Stable Periodic Orbits for Spacecrafts around Minor Celestial Bodies

TL;DR

This paper investigates and classifies various stable periodic orbits around minor celestial bodies, using polyhedral models and grid search methods, with applications to specific asteroids and comets for space mission design.

Contribution

It introduces a comprehensive classification of stable periodic orbits around minor celestial bodies, including five distinct types, using topological methods and polyhedral gravitational models.

Findings

Identified five types of stable periodic orbits around minor celestial bodies.

Applied methods to asteroids 243 Ida, 433 Eros, 6489 Golevka, Bennu, and comet 1P/Halley.
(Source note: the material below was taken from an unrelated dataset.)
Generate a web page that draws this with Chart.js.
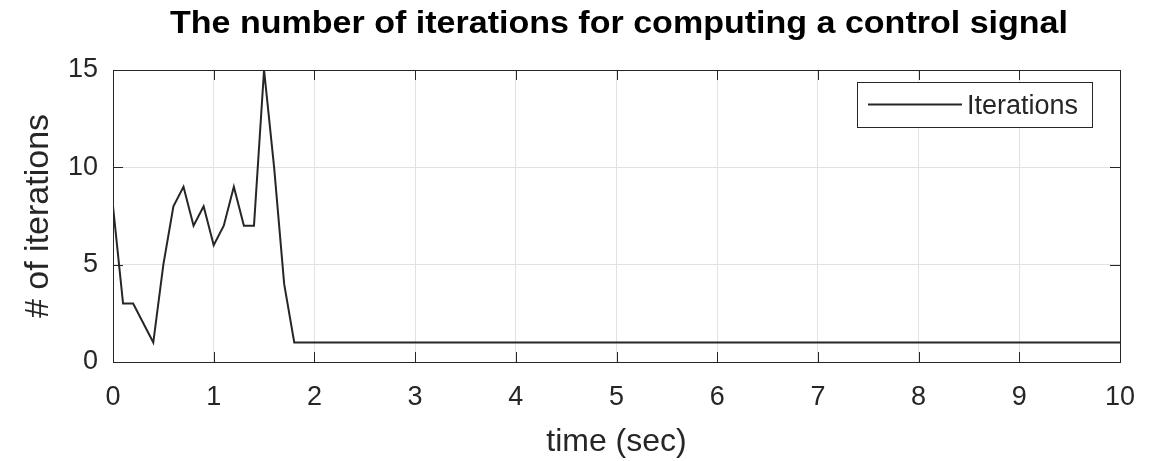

Demonstrated the relevance of these orbits for space mission planning.

Abstract

We are interested in stable periodic orbits for spacecrafts in the gravitational field of minor celestial bodies. The stable periodic orbits around minor celestial bodies are useful not only for the mission design of the deep space exploration, but also for studying the long-time stability of small satellites in the large-size-ratio binary asteroids. The irregular shapes and gravitational fields of the minor celestial bodies are modeled by the polyhedral model. Using the topological classifications of periodic orbits and the grid search method, the stable periodic orbits can be calculated and the topological cases can be determined. Furthermore, we find five different types of stable periodic orbits around minor celestial bodies: A) Stable periodic orbits generated from the stable equilibrium points outside the minor celestial body, B) Stable periodic orbits continued from the unstable periodic orbits around the unstable equilibrium points, C) Retrograde and nearly circular periodic orbits with zero-inclination around minor celestial bodies, D) Resonance periodic orbits, E) Near-surface inclined periodic orbits. We take asteroid 243 Ida, 433 Eros, 6489 Golevka, 101955 Bennu, and the comet 1P/Halley for examples.